Barlow and several other students continued to put up other posters throughout the week. On Friday, Barlow and several supporters returned to Belinda Hall to debate with RHL and put up another round of posters; whenever a poster was put up, however, RHL would take them down and move them to a specially designated wall space labeled, “Privilege.”

Prior to the confrontation between RHL and other students, Dean Sells, who was present at Belinda Hall, issued a statement to The Harvard Law Record saying the university’s commitment to freedom of speech means requiring those who use shared space to express themselves to also respect the rights of others to do the same.

Law School Dean Martha Minow reiterated Sells’ statement on Friday morning, reminding students that Belinda Hall is a communal space available to all students and that removing posters is a violation of the school’s Protest and Dissent Guidelines.

Clayborne disagrees with this and says that everything posted in Belinda Hall must be approved by RHS only.

“Belinda Hall has been reclaimed by Reclaim HLS for the purpose of creating an anti-racist environment for all and, accordingly, has a new governing body to protect that cause in a way that the institution’s existing structure...has not,” Clayborne stated.

In order to post something in Belinda Hall, the group says it must first be voted on by the “plenary committee,” which Barlow says wasn’t implemented until right after his Trump posters were hung.

“Reclaim Harvard Law has removed over 50 anti-Reclaim posters from the lounge area. This is absolutely unacceptable and a violation of the ethics of free speech that we uphold here at [HLS],” Barlow told The Record.

RHL’s members argued in an April Fools’ Day opinion piece written for Record that they don’t believe that they are stepping on free speech.

“[W]e are a group choosing what to post in its own space...and there are countless other—white—spaces on the campus in which this individual can express his views, and has,” RHL said. “This is not the first time that supposedly neutral principles of free speech have been invoked to protect white privilege—our fight is to make it the last.”

In response to RHL’s pushback, student Marlen Thaten wrote an open letter for The Record titled “Reclaim Harvard Law, please stop destroying yourself,” telling them, “[y]ou broke me today.”

Thaten says he is “shocked” and “appalled” by the actions RHL has taken, and that he was previously a staunch supporter of their cause, which he now labels as “self-righteousness.”

“But now things have taken a turn in a very unsettling direction. You have taken over Belinda Hall not just physically, but mentally. Everyone who dares to disagree with you is labeled a racist or an extremist...Seriously? You are turning from the oppressed into the oppressor, and you don’t even notice it,” Thaten says.

Tess Nolizwe Peacock, a student and member of RHL, fired back with a strongly worded response to Thaten’s letter, reminding him and others that, “Belinda Hall is designed to disrupt the white-washed wall of elitism that otherwise pervades the campus. And make no mistake—it is an occupation.”

Peacock insists this isn’t a free speech issue, but “a power play about a bully who wants to destroy everything you said you admired about Reclaim in the first place. You have been baited too.”

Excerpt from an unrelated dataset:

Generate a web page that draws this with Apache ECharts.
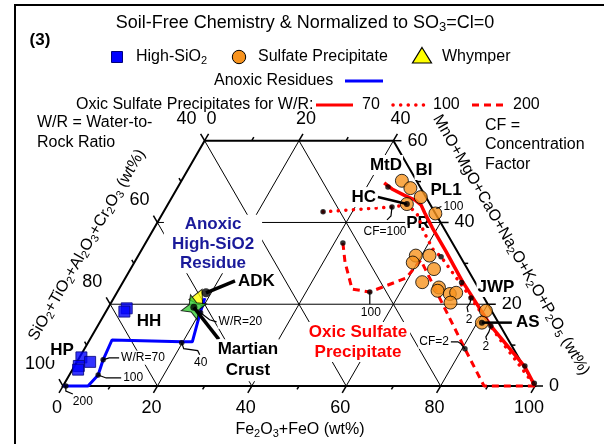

Thaten responded asking Peacock where exactly the movement is supposed to go from here and whether this is how they think a society should be run.

“Opening a place for ‘diversity and inclusion’ just to shut everyone out who is not of your opinion? The irony seems to be lost on you,” Thaten retorted.

“To erode [free speech], in the name of whatever ‘good’ purpose, is the first step down a very dangerous path. And to go so far as to make free speech subject to ‘majority approval’ is an outright disastrous proposition. It scares me that a group of astounding and intelligent people like you could come to such a conclusion,” Thaten says.

The Record reportedlyhas video evidence of RHS activists tearing down the posters and moving them but has declined to share them as they don’t want to “out” students.

“Indeed, the threat of being videotaped would accomplish the opposite of what the Record has been trying to accomplish all year. It would chill speech and productive dialogue,” The Record editor-in-chief Michael Shammas says.